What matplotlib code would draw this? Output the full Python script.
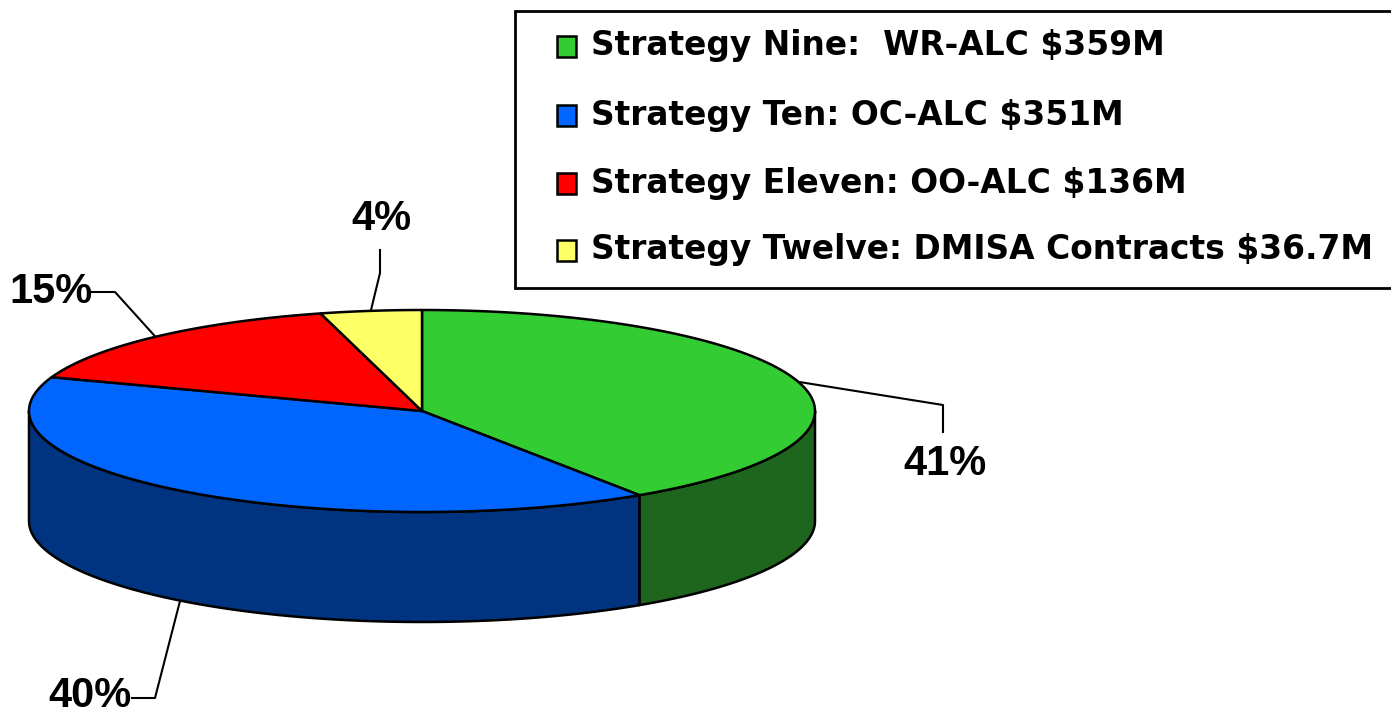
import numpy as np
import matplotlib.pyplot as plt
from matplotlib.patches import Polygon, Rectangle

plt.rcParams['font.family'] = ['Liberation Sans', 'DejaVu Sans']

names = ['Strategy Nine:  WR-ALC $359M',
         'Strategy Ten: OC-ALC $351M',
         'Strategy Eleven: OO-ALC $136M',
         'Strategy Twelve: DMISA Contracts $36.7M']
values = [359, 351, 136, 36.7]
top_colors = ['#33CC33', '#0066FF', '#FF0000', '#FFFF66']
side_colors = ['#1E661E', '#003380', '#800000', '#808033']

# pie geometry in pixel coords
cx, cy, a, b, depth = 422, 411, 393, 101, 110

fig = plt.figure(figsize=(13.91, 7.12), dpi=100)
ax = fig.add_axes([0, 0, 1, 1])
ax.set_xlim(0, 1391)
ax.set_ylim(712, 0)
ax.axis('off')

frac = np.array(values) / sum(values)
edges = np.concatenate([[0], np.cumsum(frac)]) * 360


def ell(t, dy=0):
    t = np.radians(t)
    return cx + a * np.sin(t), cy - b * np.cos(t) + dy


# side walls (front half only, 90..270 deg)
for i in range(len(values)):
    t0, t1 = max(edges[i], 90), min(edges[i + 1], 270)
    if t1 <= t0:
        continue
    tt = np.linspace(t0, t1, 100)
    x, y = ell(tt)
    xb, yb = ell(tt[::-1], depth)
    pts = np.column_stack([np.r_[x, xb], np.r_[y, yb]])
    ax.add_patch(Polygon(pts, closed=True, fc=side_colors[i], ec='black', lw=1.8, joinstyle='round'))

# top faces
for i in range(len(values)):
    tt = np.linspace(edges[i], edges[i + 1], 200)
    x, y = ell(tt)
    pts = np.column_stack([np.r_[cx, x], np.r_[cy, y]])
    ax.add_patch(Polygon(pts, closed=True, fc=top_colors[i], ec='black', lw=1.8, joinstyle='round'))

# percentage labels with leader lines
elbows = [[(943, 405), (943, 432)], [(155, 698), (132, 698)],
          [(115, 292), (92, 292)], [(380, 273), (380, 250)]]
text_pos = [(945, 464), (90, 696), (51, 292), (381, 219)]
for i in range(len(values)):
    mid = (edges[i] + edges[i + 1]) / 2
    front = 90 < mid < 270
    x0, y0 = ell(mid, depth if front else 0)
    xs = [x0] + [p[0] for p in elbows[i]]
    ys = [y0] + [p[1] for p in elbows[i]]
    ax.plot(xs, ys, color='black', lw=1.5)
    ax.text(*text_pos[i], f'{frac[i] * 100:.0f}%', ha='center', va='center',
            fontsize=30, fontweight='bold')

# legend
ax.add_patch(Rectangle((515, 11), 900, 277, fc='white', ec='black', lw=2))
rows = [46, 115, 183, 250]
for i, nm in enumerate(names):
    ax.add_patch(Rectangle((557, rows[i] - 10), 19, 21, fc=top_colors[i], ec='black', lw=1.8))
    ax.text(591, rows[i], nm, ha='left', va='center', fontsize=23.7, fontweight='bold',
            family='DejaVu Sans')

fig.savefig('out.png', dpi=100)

▶ **Objective**
Please reproduce the listing exactly from its opening line through the line that contains "fc=top_colors[i], ec='black', lw=1.8, joinstyle='round'))", both included, with all pictures omitted.

▶ **Answer to this exercise**
What matplotlib code would draw this? Output the full Python script.
import numpy as np
import matplotlib.pyplot as plt
from matplotlib.patches import Polygon, Rectangle

plt.rcParams['font.family'] = ['Liberation Sans', 'DejaVu Sans']

names = ['Strategy Nine:  WR-ALC $359M',
         'Strategy Ten: OC-ALC $351M',
         'Strategy Eleven: OO-ALC $136M',
         'Strategy Twelve: DMISA Contracts $36.7M']
values = [359, 351, 136, 36.7]
top_colors = ['#33CC33', '#0066FF', '#FF0000', '#FFFF66']
side_colors = ['#1E661E', '#003380', '#800000', '#808033']

# pie geometry in pixel coords
cx, cy, a, b, depth = 422, 411, 393, 101, 110

fig = plt.figure(figsize=(13.91, 7.12), dpi=100)
ax = fig.add_axes([0, 0, 1, 1])
ax.set_xlim(0, 1391)
ax.set_ylim(712, 0)
ax.axis('off')

frac = np.array(values) / sum(values)
edges = np.concatenate([[0], np.cumsum(frac)]) * 360


def ell(t, dy=0):
    t = np.radians(t)
    return cx + a * np.sin(t), cy - b * np.cos(t) + dy


# side walls (front half only, 90..270 deg)
for i in range(len(values)):
    t0, t1 = max(edges[i], 90), min(edges[i + 1], 270)
    if t1 <= t0:
        continue
    tt = np.linspace(t0, t1, 100)
    x, y = ell(tt)
    xb, yb = ell(tt[::-1], depth)
    pts = np.column_stack([np.r_[x, xb], np.r_[y, yb]])
    ax.add_patch(Polygon(pts, closed=True, fc=side_colors[i], ec='black', lw=1.8, joinstyle='round'))

# top faces
for i in range(len(values)):
    tt = np.linspace(edges[i], edges[i + 1], 200)
    x, y = ell(tt)
    pts = np.column_stack([np.r_[cx, x], np.r_[cy, y]])
    ax.add_patch(Polygon(pts, closed=True, fc=top_colors[i], ec='black', lw=1.8, joinstyle='round'))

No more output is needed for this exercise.